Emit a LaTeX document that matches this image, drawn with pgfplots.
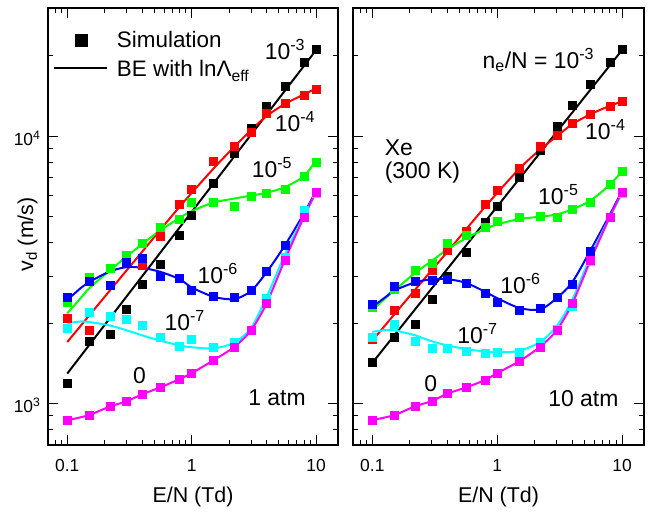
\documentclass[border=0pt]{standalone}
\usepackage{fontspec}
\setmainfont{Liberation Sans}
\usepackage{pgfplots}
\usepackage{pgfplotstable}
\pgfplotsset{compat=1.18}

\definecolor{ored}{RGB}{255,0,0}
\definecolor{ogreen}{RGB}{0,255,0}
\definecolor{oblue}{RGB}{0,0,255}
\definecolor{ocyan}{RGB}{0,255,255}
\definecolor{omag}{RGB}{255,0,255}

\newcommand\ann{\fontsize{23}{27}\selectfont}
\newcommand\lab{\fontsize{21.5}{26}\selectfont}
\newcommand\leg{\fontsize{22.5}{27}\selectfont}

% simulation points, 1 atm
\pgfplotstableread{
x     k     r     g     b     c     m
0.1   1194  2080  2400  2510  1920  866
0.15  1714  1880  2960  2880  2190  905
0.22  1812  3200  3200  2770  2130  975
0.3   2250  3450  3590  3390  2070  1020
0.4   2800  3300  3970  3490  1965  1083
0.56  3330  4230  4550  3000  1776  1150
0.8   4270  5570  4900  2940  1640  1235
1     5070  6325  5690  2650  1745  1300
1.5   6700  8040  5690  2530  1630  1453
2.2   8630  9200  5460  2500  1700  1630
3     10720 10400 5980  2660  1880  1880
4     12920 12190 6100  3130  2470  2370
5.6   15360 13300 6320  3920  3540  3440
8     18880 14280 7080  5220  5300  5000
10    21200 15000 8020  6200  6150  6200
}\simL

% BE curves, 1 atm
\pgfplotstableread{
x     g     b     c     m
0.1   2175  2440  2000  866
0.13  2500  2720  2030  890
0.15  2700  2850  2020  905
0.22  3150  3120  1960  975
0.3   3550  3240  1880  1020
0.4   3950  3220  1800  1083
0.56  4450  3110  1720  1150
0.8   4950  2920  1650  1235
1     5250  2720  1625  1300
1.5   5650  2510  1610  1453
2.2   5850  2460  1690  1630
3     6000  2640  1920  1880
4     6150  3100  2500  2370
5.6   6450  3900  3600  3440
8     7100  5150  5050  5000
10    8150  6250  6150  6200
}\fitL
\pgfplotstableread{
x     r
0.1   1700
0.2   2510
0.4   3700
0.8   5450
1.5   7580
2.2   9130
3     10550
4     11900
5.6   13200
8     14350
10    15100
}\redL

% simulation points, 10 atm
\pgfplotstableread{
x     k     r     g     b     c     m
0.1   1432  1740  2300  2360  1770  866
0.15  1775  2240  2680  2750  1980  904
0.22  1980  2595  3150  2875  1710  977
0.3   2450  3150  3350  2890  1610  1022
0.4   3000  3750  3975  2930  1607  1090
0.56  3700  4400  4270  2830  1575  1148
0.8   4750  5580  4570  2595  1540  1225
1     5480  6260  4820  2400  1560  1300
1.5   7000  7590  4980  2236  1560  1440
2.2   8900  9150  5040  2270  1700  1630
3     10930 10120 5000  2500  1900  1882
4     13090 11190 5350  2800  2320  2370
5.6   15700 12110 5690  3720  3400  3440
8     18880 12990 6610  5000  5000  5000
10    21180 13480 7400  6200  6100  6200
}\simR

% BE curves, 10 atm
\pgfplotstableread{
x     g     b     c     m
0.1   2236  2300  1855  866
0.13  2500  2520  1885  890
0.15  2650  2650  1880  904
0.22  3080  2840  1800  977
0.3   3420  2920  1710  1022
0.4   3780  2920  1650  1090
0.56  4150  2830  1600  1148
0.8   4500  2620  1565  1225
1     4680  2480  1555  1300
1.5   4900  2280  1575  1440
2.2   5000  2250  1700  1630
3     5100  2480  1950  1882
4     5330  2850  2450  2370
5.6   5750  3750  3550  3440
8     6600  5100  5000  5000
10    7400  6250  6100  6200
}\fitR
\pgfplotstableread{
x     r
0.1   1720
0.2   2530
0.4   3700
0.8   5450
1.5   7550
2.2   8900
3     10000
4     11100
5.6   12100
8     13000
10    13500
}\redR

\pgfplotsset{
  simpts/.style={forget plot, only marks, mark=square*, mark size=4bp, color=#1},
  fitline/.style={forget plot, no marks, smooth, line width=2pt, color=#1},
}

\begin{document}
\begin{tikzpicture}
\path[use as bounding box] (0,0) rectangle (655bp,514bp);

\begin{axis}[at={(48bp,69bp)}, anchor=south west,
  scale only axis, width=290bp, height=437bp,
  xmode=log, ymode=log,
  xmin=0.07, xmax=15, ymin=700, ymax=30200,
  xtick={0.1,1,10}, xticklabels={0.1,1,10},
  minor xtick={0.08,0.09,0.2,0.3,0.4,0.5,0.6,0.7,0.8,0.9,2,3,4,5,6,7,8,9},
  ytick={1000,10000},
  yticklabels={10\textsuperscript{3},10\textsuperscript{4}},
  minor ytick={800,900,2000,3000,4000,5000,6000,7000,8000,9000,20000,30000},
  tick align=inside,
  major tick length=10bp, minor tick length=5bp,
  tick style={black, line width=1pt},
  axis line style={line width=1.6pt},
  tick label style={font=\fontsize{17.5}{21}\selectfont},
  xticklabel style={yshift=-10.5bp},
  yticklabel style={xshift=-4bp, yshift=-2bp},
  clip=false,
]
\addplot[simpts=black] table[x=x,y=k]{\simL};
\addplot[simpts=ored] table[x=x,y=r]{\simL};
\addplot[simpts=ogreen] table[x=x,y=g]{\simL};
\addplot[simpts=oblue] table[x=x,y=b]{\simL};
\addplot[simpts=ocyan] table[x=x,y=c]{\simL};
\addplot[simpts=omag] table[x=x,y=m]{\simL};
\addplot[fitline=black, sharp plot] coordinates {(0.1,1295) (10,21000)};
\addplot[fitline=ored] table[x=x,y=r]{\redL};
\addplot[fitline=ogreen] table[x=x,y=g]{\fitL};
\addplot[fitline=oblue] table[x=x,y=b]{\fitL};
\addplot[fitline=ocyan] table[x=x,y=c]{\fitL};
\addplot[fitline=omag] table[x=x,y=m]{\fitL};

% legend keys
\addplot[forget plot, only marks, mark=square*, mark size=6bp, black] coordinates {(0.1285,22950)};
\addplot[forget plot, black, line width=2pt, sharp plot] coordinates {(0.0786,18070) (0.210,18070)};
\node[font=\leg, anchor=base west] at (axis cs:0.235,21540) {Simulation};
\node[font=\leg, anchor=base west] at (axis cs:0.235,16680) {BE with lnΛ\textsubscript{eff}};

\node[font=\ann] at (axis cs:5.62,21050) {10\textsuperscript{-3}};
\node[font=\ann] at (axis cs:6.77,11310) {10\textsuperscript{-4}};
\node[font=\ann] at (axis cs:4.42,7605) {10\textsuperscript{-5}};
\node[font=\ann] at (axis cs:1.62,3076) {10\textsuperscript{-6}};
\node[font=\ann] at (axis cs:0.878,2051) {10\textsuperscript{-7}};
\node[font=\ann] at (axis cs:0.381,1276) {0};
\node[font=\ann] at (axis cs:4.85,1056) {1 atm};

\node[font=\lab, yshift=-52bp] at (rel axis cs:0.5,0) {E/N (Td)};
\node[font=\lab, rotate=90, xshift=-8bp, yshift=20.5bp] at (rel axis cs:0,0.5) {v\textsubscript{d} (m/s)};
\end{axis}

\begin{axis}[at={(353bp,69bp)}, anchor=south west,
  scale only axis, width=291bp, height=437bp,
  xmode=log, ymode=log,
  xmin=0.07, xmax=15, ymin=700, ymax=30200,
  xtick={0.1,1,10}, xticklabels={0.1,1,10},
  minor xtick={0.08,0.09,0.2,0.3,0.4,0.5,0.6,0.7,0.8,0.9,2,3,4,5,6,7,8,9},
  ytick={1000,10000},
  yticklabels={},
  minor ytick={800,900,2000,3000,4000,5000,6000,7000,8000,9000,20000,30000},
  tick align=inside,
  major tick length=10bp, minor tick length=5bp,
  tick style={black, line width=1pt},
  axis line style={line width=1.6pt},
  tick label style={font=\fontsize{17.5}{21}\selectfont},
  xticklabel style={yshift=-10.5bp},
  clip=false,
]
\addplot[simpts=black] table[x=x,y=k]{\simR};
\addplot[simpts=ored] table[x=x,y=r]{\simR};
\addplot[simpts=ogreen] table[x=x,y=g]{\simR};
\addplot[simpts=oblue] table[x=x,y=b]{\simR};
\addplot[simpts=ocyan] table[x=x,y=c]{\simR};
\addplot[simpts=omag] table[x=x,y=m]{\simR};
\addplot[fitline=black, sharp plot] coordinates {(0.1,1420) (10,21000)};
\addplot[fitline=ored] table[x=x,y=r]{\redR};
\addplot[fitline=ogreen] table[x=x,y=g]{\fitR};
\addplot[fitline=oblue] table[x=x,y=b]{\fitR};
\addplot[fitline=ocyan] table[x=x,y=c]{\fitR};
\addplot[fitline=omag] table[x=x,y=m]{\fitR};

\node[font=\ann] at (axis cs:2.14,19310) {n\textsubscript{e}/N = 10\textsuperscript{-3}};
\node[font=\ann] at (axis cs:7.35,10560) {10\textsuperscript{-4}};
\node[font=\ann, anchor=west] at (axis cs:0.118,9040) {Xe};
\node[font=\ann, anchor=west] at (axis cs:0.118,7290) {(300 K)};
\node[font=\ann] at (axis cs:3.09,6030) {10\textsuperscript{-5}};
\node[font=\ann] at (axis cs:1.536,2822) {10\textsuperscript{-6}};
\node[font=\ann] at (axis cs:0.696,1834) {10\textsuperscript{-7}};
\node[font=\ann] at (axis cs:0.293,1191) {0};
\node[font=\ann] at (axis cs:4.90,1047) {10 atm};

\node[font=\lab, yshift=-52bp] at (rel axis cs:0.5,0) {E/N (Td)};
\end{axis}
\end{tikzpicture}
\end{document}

- REQUIRED TASK: Determine the number of lines in the listing that hold the word "with", and supply that number and nothing further.

- EXPECTED ANSWER: 2